◆ **EXTRACTED ENTRIES**
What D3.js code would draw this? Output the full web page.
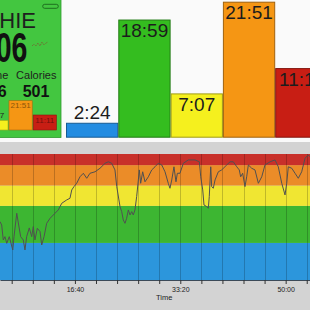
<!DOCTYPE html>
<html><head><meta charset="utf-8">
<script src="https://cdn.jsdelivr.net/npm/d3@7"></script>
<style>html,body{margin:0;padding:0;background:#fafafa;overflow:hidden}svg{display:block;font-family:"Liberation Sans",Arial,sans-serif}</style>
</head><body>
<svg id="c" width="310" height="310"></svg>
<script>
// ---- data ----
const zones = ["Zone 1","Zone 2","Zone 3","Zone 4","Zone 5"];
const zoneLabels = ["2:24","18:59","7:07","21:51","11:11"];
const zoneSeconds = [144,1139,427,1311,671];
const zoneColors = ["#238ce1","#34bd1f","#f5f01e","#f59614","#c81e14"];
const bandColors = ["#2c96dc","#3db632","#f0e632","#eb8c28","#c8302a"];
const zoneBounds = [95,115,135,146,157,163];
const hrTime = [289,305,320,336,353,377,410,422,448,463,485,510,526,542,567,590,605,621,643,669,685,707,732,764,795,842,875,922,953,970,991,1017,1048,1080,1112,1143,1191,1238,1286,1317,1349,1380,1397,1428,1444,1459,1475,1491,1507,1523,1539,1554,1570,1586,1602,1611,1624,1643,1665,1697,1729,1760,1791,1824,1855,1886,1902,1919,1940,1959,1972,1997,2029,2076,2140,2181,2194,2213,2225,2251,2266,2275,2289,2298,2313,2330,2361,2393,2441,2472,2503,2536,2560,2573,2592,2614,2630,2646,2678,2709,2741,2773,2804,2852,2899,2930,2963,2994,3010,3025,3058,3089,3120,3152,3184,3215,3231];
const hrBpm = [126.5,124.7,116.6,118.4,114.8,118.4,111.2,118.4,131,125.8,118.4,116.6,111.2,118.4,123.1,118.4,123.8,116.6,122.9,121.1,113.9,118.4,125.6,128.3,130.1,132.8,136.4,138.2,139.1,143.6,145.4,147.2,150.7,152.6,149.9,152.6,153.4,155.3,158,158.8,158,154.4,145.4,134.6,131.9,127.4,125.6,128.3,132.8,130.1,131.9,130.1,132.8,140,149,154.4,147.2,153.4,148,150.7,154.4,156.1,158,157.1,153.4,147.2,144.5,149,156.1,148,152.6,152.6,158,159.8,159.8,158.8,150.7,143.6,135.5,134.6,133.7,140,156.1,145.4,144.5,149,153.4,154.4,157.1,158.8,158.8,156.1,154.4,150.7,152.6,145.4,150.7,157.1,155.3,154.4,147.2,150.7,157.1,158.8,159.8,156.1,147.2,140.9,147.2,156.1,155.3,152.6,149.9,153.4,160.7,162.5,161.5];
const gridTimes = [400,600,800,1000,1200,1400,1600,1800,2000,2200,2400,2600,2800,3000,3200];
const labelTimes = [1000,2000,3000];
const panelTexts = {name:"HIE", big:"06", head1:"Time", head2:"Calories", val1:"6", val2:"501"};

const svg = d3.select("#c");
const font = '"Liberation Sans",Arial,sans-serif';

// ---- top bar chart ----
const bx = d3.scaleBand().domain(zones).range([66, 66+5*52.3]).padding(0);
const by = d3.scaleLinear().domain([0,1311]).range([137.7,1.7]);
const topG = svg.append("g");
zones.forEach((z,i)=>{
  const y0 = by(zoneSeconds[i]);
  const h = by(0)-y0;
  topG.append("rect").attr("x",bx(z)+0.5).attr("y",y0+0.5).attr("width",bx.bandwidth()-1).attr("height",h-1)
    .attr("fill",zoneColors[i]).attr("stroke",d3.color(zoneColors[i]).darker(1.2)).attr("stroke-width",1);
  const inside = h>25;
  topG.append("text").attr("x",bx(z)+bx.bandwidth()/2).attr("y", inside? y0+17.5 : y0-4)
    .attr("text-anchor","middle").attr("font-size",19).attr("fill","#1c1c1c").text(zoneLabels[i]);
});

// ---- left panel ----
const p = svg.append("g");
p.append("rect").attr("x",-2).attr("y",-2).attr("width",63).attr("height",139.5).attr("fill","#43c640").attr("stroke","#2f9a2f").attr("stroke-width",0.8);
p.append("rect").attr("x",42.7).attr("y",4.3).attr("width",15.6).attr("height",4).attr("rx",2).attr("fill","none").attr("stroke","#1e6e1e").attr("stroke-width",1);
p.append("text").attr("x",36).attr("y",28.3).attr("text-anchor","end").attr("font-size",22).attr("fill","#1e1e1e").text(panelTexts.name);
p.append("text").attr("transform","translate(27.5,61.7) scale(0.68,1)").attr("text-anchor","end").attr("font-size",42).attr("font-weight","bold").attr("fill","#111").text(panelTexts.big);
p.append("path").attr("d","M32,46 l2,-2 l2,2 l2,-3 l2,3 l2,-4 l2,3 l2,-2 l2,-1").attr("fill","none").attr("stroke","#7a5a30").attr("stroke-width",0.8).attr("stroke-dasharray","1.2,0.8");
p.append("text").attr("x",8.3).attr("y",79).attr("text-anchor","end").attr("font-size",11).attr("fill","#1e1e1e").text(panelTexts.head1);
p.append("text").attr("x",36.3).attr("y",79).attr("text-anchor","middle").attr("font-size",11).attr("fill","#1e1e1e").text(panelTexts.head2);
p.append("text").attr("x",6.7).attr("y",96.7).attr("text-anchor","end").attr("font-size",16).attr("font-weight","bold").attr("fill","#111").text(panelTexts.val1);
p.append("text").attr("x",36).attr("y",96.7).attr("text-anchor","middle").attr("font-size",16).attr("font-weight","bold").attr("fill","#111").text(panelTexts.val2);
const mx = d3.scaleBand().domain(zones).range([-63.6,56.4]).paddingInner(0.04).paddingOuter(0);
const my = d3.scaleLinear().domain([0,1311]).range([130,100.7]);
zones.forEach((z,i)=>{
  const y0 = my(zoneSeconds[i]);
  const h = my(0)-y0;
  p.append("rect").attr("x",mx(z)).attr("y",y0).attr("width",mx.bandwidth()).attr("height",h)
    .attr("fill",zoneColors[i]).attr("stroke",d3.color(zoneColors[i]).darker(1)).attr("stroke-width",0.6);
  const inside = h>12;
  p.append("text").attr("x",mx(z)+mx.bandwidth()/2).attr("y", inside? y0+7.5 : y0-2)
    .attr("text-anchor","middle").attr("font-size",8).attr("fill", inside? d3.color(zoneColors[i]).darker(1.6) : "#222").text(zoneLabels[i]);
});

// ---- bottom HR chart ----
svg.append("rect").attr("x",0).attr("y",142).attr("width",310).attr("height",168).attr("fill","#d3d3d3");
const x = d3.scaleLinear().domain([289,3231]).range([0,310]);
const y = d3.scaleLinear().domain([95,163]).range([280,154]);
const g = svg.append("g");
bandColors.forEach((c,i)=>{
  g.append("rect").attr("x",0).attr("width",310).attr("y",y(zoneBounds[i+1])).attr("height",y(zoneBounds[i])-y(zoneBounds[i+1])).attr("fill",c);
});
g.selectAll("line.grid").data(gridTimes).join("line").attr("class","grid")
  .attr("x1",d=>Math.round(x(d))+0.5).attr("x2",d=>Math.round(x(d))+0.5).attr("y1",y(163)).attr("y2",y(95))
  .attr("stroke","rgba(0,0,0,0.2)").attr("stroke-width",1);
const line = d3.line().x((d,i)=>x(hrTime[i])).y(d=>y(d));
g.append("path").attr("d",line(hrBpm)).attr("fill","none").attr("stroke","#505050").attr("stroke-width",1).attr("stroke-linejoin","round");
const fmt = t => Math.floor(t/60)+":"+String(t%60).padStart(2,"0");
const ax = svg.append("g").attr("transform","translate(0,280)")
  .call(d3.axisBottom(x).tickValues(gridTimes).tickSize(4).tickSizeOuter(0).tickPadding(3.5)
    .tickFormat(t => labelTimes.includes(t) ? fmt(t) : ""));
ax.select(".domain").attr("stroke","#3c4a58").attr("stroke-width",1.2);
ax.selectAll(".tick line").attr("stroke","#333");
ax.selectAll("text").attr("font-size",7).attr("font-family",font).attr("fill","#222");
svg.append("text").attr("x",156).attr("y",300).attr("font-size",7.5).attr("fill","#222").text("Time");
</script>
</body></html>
* * *
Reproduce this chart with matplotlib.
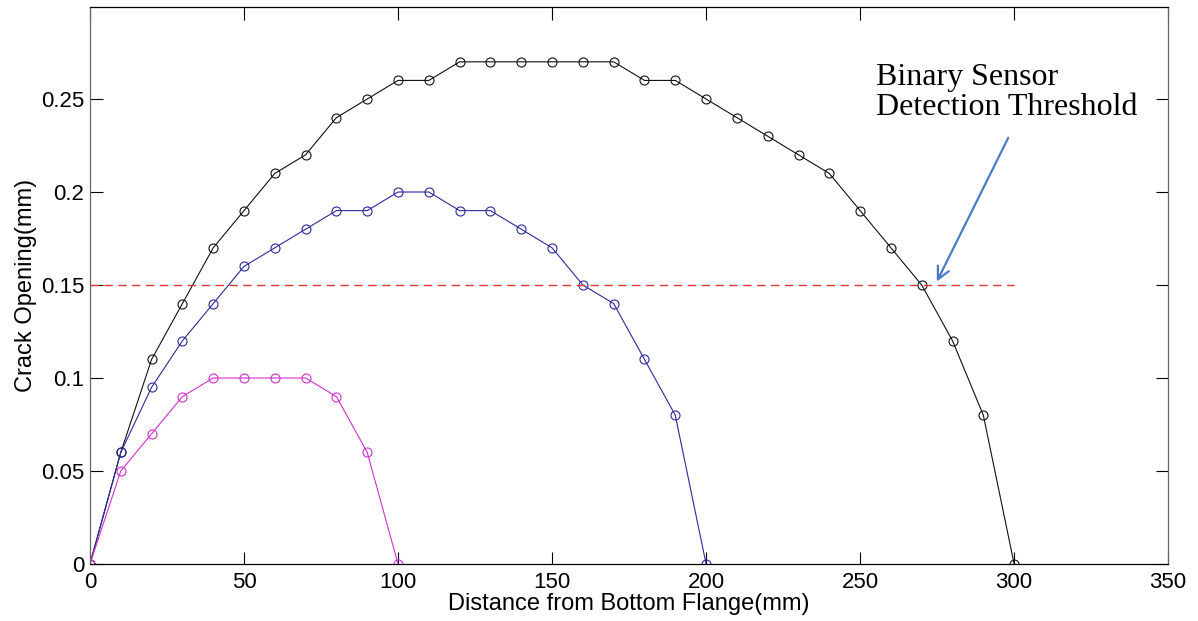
* * *
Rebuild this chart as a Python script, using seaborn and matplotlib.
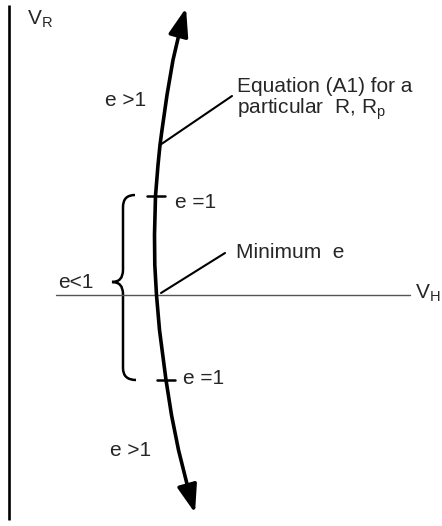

◆ **EXERCISE DETAILS**
Collect the complete line wherever the string "matplotlib" appears in the records.

◆ **EXERCISE RESULT**
Reproduce this chart with matplotlib.
Rebuild this chart as a Python script, using seaborn and matplotlib.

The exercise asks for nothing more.